1.В своей статье и ответах на отклики К.Буржуадемов последовательно проводит точку зрения, согласно которой мораль должна оцениваться в плане полезности, причем полезности для себя (это в первую очередь) и для других. Но мораль и полезность - вещи далеко не однопорядковые, и сам утилитаризм, проводивший примерно такую точку зрения, своим развитием и выявил ее несостоятельность.
Мораль, прежде всего институт, обеспечивающий совместное проживание людей, т.е. ограничивающий действия отдельных индивидов, и в этом смысле он изначален по отношению к существованию человека, как самосознающего и ответственного существа. Едва ли поэтому стоит требовать от моральных норм, чтобы они гарантировали удобное и безбедное существование (чтобы было и нетрудно, и реально - стр.7) и снимали с человека груз ответственности за его действия. Ситуация морального выбора - конфликтная, напряженная, противоречивая - есть ситуация специфически человеческая.

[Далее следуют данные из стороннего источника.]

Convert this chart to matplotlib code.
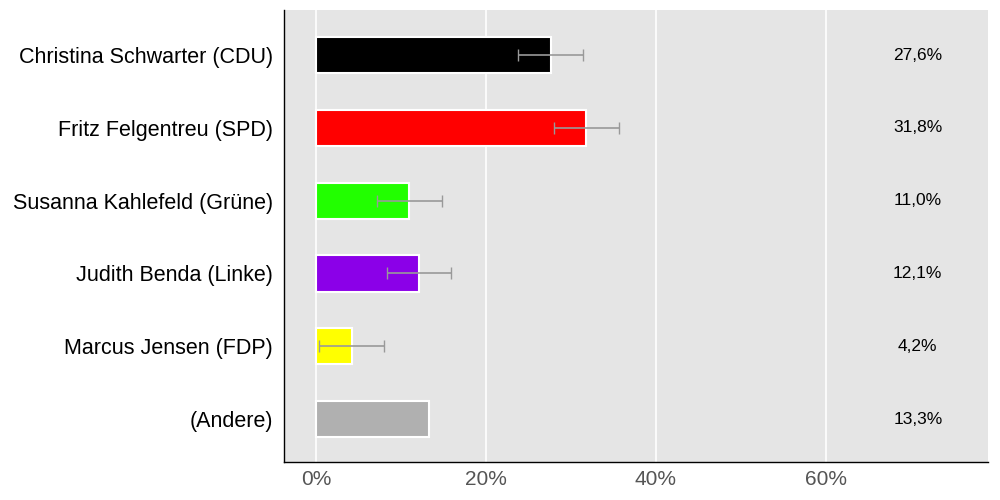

Можно, конечно, ратовать за такие социальные преобразования, которые облегчат жизнь и заставят реже вступать в конфликт со своей совестью, но и к морали, и к моральному выбору это имеет лишь косвенное отношение. Делать осознанный выбор и нести за него ответственность - это прерогатива не социальных структур, а отдельного человека. И в этом смысле чувство собственной греховности есть не что иное, как свидетельство наличия у человека морального сознания.
2. Уже Кант показал, что основные требования (императивы) морали не могут быть ни подкреплены, ни опровергнуты эмпирически, что они априорны по отношению к индивидуальному человеческому опыту. В этой связи трудно согласиться со словами автора на стр.5:"Жить не по лжи" - всегда было и будет доступно лишь немногим праведникам, святым людям. Обычных же людей новой жизни этот лозунг не учит".
Во-первых, как раз-таки учит, хотя и не напрямую. Само наличие морального идеала - существенно необходимое условие для возможности построения хоть сколько-нибудь жизнеспособной моральной позиции. Далее. Забота об "обычных людях" - это дело, главным образом, социальных структур, как формальных, явных, так и неявных, скрытых. Если же сам автор не хочет выступать в роли проповедника морали (см. стр.40) или созидателя новых социальных структур, то более логичным для него будет не отделять овец от козлищ в масштабах страны и даже всей истории, а сосредоточиться на моральном обосновании собственной позиции. Дело в том, что его лозунг о свободном человеке, который "изменяет и приспосабливает" внешние условия "себе и своим целям на пользу" (с.7), как и "самое общее стремление к Добру, к благу своему и себе подобных" (стр.36. - и опять-таки, сначала к своему благу), не менее абстрактен, чем многие высказывания его оппонентов. Кто может дать автору право решать за всех людей страны, в чем их благо?
3. Автор совершенно напрасно зачисляет в свои сторонники Адама Смита (стр.9) - Смит имел в виду не такое уж свободное преследование каждым своих частных выгод, как это может показаться. Он же был автором учения о "симпатии" ("эмпатии"), как некоем внутреннем чувстве взаимной близости между людьми. И лишь постольку, поскольку, согласно Смиту, существует эта симпатия, каждый и преследует свое благо в направлении, дающем наибольшую сумму благ для всех. Сходные мотивы существенны и для протестантской этики - и здесь преследование своих собственных выгод, целей и интересов имеет ценность не само по себе, но лишь как путь служения долгу, который превыше человека.
4. Существенно также и то, что буржуазная демократия опирается на вполне определенное понимание человека, как наделенного автономной волей существа, как самосознающего индивида. В российских условиях такого понимания человека не выработалось - что есть, так это импортное. Для России характерен патернализм государства и дополняющая его гражданская инфантильность. И в большинстве своем явления, которые приветствует автор, являются необходимым следствием и дополнением этого, а отнюдь не ростком чего-то иного. Да и возникли они, как это отмечает и сам автор (стр.44 - о воровстве) далеко не вчера и не сегодня".